Artikel
Ramadhan, Awal Tahun Kehidupan Maknawi
Tak ada makna lahiriah yang hakiki bagi tahun baru. Hal ini lebih sebagai proses alam semesta yang di dalamnya terpantul suatu periode waktu tertentu yang dianggap sebagai awal tahun baru, bukan periode waktu lainnya. Permulaan ini tampaknya hanyalah sejumlah persoalan persepsi yang memiliki makna bermacam-macam, yang sesuai dengan beragamnya persepsi. (Lih. Biharul Anwar, jil. 58, hal. 376, dan Jawharil Kalam, jil. 5, hal. 25)
Karena pada saat yang sama, bisa saja setiap hari itu tahun baru atau akhir tahun, sesuai dengan persepsi masing-masing individu. Ini adalah penafsiran yang terjadi antara berbagai umat dan bangsa dalam menentukan awal tahun masing-masing. Misalnya, orang-orang Persia kuno memilih bulan Farwardin sebagai awal tahun yang masih berlaku sampai sekarang. Sementara itu, pada saat yang sama, bangsa Arab menentukan bulan Muharram sebagai awal tahun barunya. Sebaliknya, kaum Nasrani menjadikan hari kelahiran Yesus Kristus sebagai awal tahun mereka.

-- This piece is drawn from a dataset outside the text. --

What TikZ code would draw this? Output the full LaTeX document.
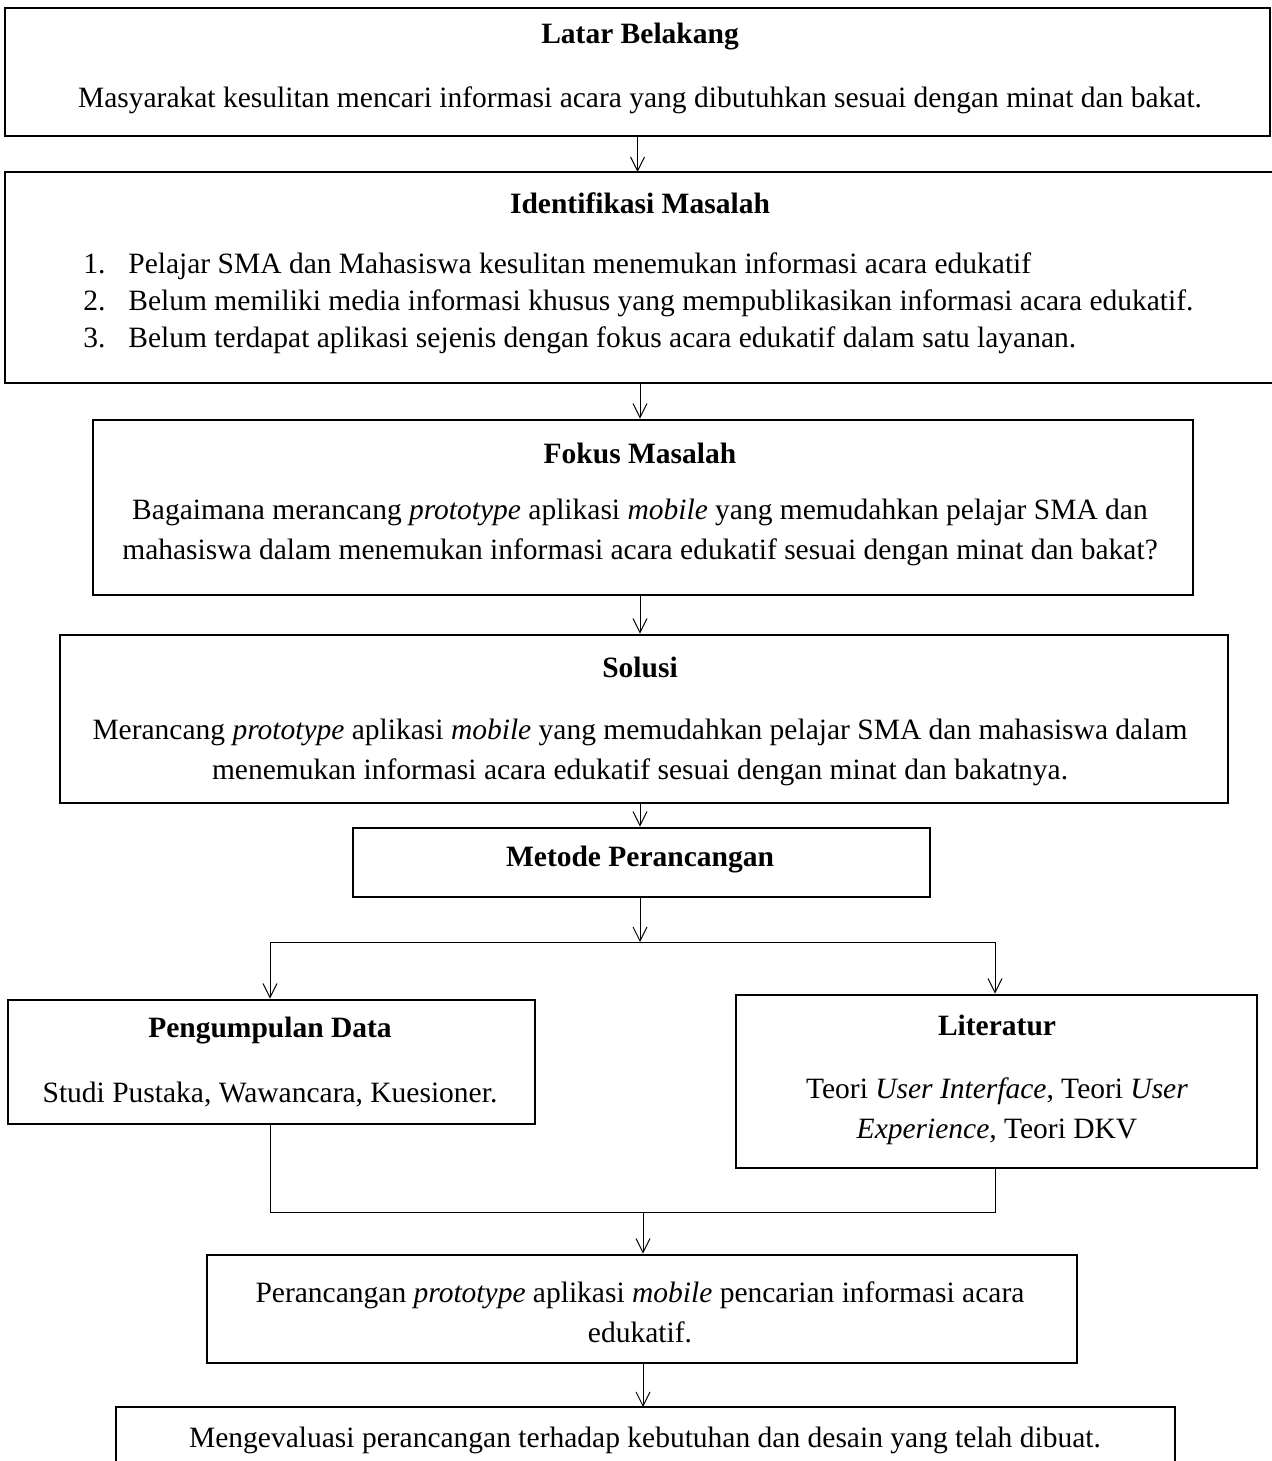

Sebagaimana Farwardin merupakan awal tahun baru alamiah, karena merupakan masa baru dan dimulainya musim semi tetumbuhan, demikian pula dengan bulan Ramadhan yang menjadi awal tahun baru kemanusiaan dalam pandangan Islam. Pada bulan mulia ini, kehidupan maknawi menjadi baru bagi para pesuluk yang sedang menempuh perjalanan menuju kesempurnaan absolut. Saat itu, jiwa-jiwa mereka dipenuhi berbagai daya yang menjadikannya siap menerima kondisi perjumpaan dengan Allah Swt. Karena alasan inilah, boleh dibilang, bulan Ramadhan menjadi permulaan pembaharuan peran kehidupan maknawi manusia dalam dunia kemanusiaan.